In general, the windings belonging to a set of printed coils where the electrical current is applied to all printed coils at the same time and the polarities of all printed coils do not change or change at the same time during the operation are connected in series. A PCB may contain any sets of connected coils. The windings of a printed coil on different layers are aligned. The center of each winding of each printed coil is connected to the center of the winding of the same printed coil on the layer either immediate beneath or immediate above but not both with a buried via. The wiring polarity of the two windings connected at the center is the same where one is from the perimeter to the center and the other is from the center to the perimeter. Then, the perimeters of every two adjacent windings on the same layer are connected in series with a path. There may be few exceptions for connection convenience. There are not loops. There are two terminal perimeters for each series of connected windings. Then, the terminal perimeters of every two series of connected windings are connected with a via or with a via and paths. A series of connected windings in the set is formed without any loops. The connection ensures that, when the electrical current is applied to the two terminal perimeters, all windings of the same printed coil produce magnetic flux with the same polarity. The polarities of the printed coils in the same set may be different. The connection also ensures that the relative polarities of the printed coils are correct.
If the impedance of the connected printed coils is too large to be connected to the power sources, the series of the connected windings is divided into smaller series so that each series of connected windings is appropriate to be connected to the power sources. The dividing point is at the perimeters of two windings of two adjacent printed coils. Each perimeter at the dividing point becomes a terminal perimeter and is connected to the power source.
The impedance of all windings of the printed coils that change the polarities at the same time may be too small to be connected to the power source. Then, the windings of the printed coils that change the polarities at different moments of time but the total duration of operation is the same are connected in series with switches to have appropriate impedance. FIGS. 2A to 2D show an example. The printed coils C1, C2, and C3 are connected in series. The polarity of the printed coil C1 is not changed. The polarities of the printed coils C2 and C3 are controlled by the switches S1 and S2, respectively, that are controlled by the controller. As shown in FIG. 2A, the printed coils C1, C2, and C3 are connected in series and the polarities of the printed coils C2 and C3 are bottom up. If the switch S1 is changed as shown in FIG. 2B, the printed coils C1, C2, and C3 are still connected in series but the polarity of the printed coil C2 is changed to be top down. FIG. 2C shows that the switch S2 is changed so that the polarity of the printed coil C3 is changed to be top down. FIG. 2D shows that both switches S1 and S2 are changed so that the polarities of the printed coils C2 and C3 are changed. If the impedance of the series of connected windings is still too small to be connected to the power sources, a resistor may be connected to the series of windings to have appropriate impedance.
The Thin Printed Motor
FIG. 3A shows an example that twenty-four printed coils 50 are built on a substrate 31. The array may be built on a coil PCB. Every two consecutive printed coils have opposite polarities in this example. The PCB can be flexible so that the motor using it is flexible. The magnets can be made to be thin and small and are laterally installed on a magnet board similar with the coil PCB shown in FIG. 3A. The magnet board can be flexible, too.
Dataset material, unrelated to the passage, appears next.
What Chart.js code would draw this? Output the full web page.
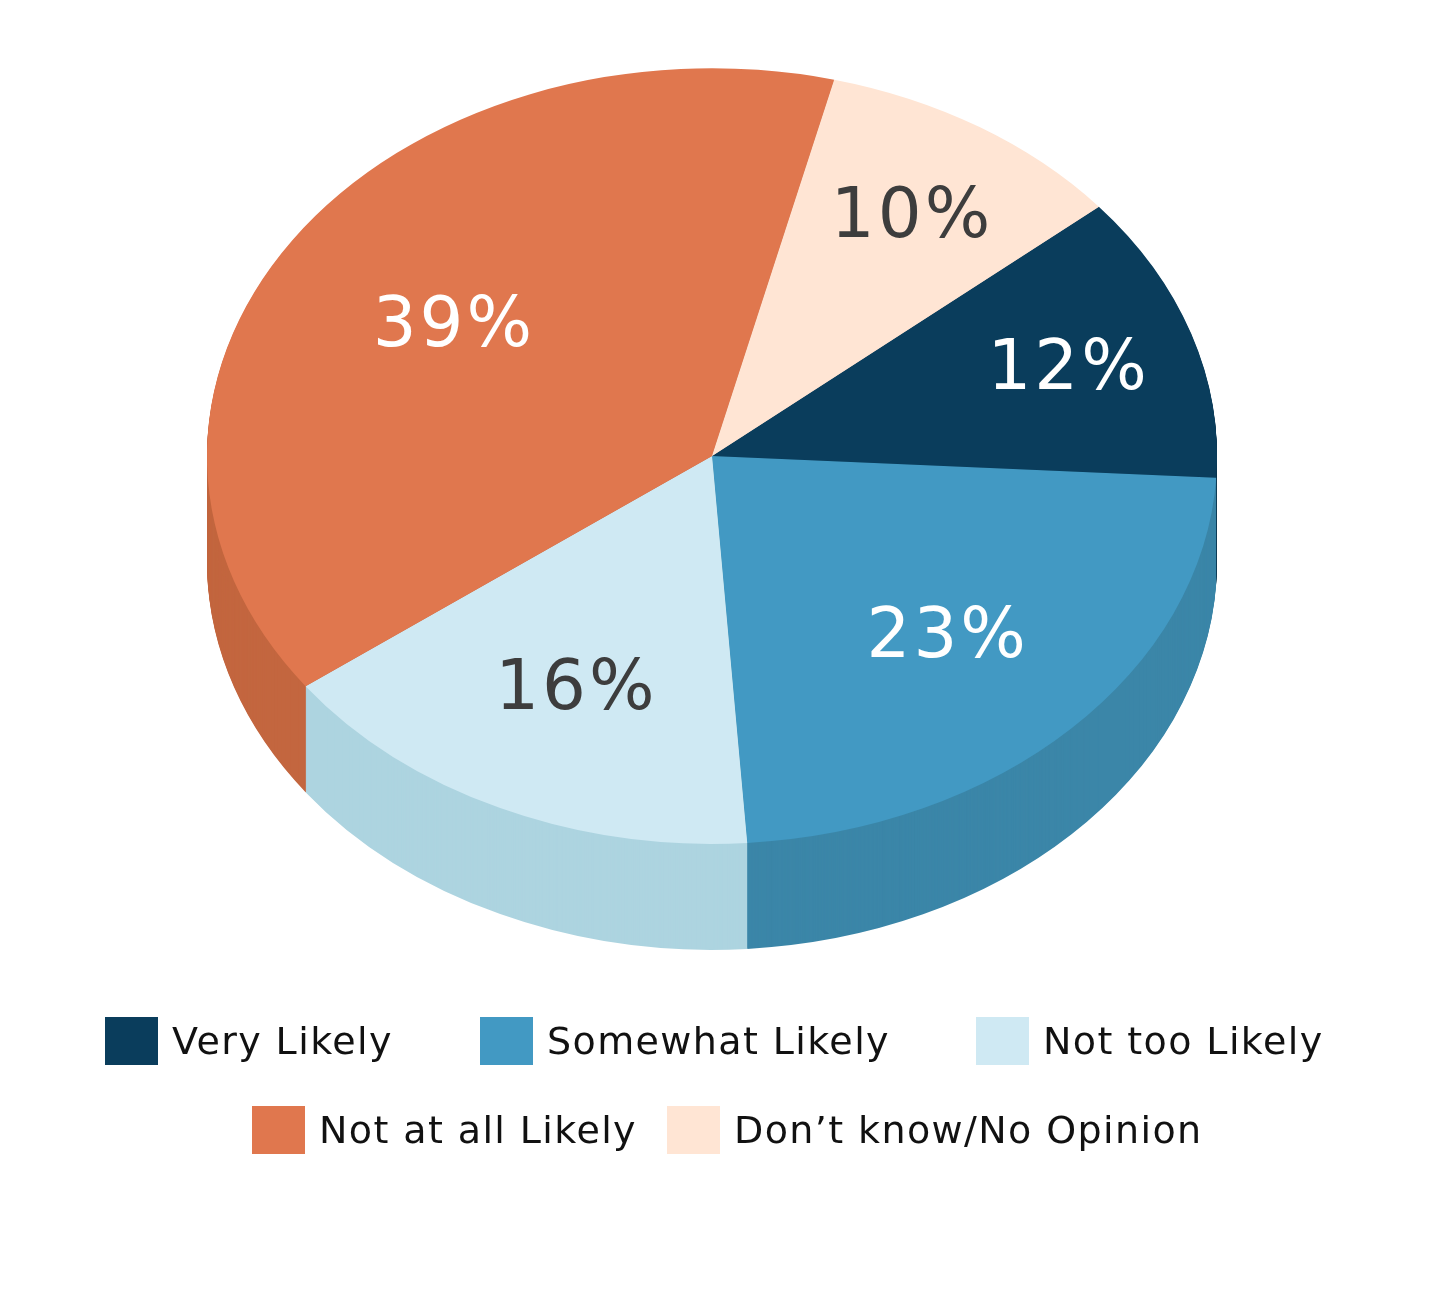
<!DOCTYPE html>
<html>
<head>
<meta charset="utf-8">
<script src="https://cdn.jsdelivr.net/npm/chart.js@4.4.1/dist/chart.umd.min.js"></script>
<style>
html,body{margin:0;padding:0;background:#ffffff;}
#wrap{position:relative;width:1440px;height:1290px;overflow:hidden;}
#c{position:absolute;left:0;top:0;}
.lg{position:absolute;display:flex;align-items:center;height:48px;font-family:"DejaVu Sans",sans-serif;font-size:38px;letter-spacing:1.4px;color:#111111;white-space:nowrap;}
.lg i{display:inline-block;width:53px;height:48px;margin-right:14px;flex:none;}
</style>
</head>
<body>
<div id="wrap">
<canvas id="c" width="1440" height="1290"></canvas>
</div>
<script>
// ---- data ----
const categories = ['Very Likely', 'Somewhat Likely', 'Not too Likely', 'Not at all Likely', 'Don\u2019t know/No Opinion'];
const values = [12, 23, 16, 39, 10];
const valueLabels = ['12%', '23%', '16%', '39%', '10%'];

// ---- styles ----
const topColors = ['#0a3d5c', '#4299c3', '#cfe9f3', '#e0774e', '#ffe5d4'];
const sideColors = ['#082f48', '#3b86a8', '#add4e0', '#c3663f', '#e8cdbc'];
const labelColors = ['#ffffff', '#ffffff', '#3d3d3d', '#ffffff', '#3d3d3d'];
const legendSlots = [[105, 1017], [480, 1017], [976, 1017], [252, 1106], [667, 1106]];

const K = 0.768;      // vertical squash of the pie top
const DEPTH = 106;    // thickness of the pie
const TOPY = 456;     // centre of the top ellipse

function applyEllipse(ctx, arc) {
  ctx.translate(arc.x, TOPY);
  ctx.scale(1, K);
  ctx.translate(-arc.x, -arc.y);
}

const pie3d = {
  id: 'pie3d',
  beforeDatasetsDraw(chart) {
    const ctx = chart.ctx;
    const arcs = chart.getDatasetMeta(0).data;
    for (let d = DEPTH; d >= 1; d--) {
      ctx.save();
      ctx.translate(0, d);
      applyEllipse(ctx, arcs[0]);
      arcs.forEach((a, i) => {
        const o = a.options;
        a.options = Object.assign({}, o, { backgroundColor: sideColors[i], borderWidth: 0 });
        a.draw(ctx);
        a.options = o;
      });
      ctx.restore();
    }
    ctx.save();
    applyEllipse(ctx, arcs[0]);
  },
  afterDatasetsDraw(chart) {
    const ctx = chart.ctx;
    ctx.restore();
    const arcs = chart.getDatasetMeta(0).data;
    ctx.save();
    ctx.font = '69px "DejaVu Sans", sans-serif';
    ctx.letterSpacing = '3px';
    ctx.textAlign = 'center';
    ctx.textBaseline = 'middle';
    arcs.forEach((a, i) => {
      const mid = (a.startAngle + a.endAngle) / 2;
      const frac = values[i] < 15 ? 0.74 : (values[i] > 30 ? 0.62 : 0.65);
      const r = a.outerRadius * frac;
      const px = a.x + Math.cos(mid) * r;
      const py = TOPY + Math.sin(mid) * r * K;
      ctx.fillStyle = labelColors[i];
      ctx.fillText(valueLabels[i], px + 2, py + 6);
    });
    ctx.restore();
  }
};

new Chart(document.getElementById('c'), {
  type: 'pie',
  data: {
    labels: categories,
    datasets: [{
      data: values,
      backgroundColor: topColors,
      borderWidth: 0,
      hoverOffset: 0
    }]
  },
  options: {
    responsive: false,
    animation: false,
    devicePixelRatio: 1,
    rotation: 50,
    layout: { padding: { left: 207, right: 223, top: 0, bottom: 280 } },
    plugins: {
      legend: { display: false },
      tooltip: { enabled: false }
    },
    events: []
  },
  plugins: [pie3d]
});

// ---- HTML legend built from the data ----
const wrap = document.getElementById('wrap');
categories.forEach((name, i) => {
  const d = document.createElement('div');
  d.className = 'lg';
  d.style.left = legendSlots[i][0] + 'px';
  d.style.top = legendSlots[i][1] + 'px';
  const sw = document.createElement('i');
  sw.style.background = topColors[i];
  d.appendChild(sw);
  d.appendChild(document.createTextNode(name));
  wrap.appendChild(d);
});
</script>
</body>
</html>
The principle to make motor with the boards of the printed coils and the magnets or just the printed coils is to arrange the boards so that each printed coil or magnet of the actuator has the same electromagnetic polarity with that of the stators at its leading edge and/or has the opposite electromagnetic polarity with that of the stators at its tailing edge. An example is shown in FIG. 3B. The leading and the tailing edges of the printed coil or magnet 54 of the actuator are aligned with the printed coils or magnets 52H and 52T; respectively, of the stator. Since the printed coil or magnet 54 of the actuator has the same polarity with the printed coil or magnet 52H, the former is pulled to the right by the latter. Since the printed coil or magnet 54 has the opposite polarity with the printed coil or magnet 52T; the former is pushed to the right by the latter. Hence, each printed coil or magnet of the actuator is pulled by the printed coils or the magnets of the stators at its leading edge and/or is pushed by the printed coils or the magnets of the stators at its tailing edge. So, the actuator receives net force to move in the desired direction. On the other hand, an example is shown in FIG. 3C. The leading and the tailing edges of the printed coil or magnet 52 of the stator are aligned with the printed coils or magnets 54A and 54B, respectively, of the actuator. The printed coil or magnet 52 has the same polarity with the printed coil or magnet 54B. The former pulls the latter to the left. The printed coil or magnet 52 has the opposite polarity with the printed coil or magnet 54A. The former pushes the latter to the left. Hence, each printed coil or magnet of the stator pulls the printed coils or the magnets of the actuator at its tailing edge and/or pushes the printed coils or the magnets of the actuator at its heading edge. So, the actuator receives net force to move in the desired direction.
The following presents few conceptual models to do so. For each model, there are three configurations: the stators are arrays of printed coils and the actuator is an array of magnets; the stators are arrays of magnets and the actuator is an array of printed coils; and the stators and the actuator are arrays of printed coils.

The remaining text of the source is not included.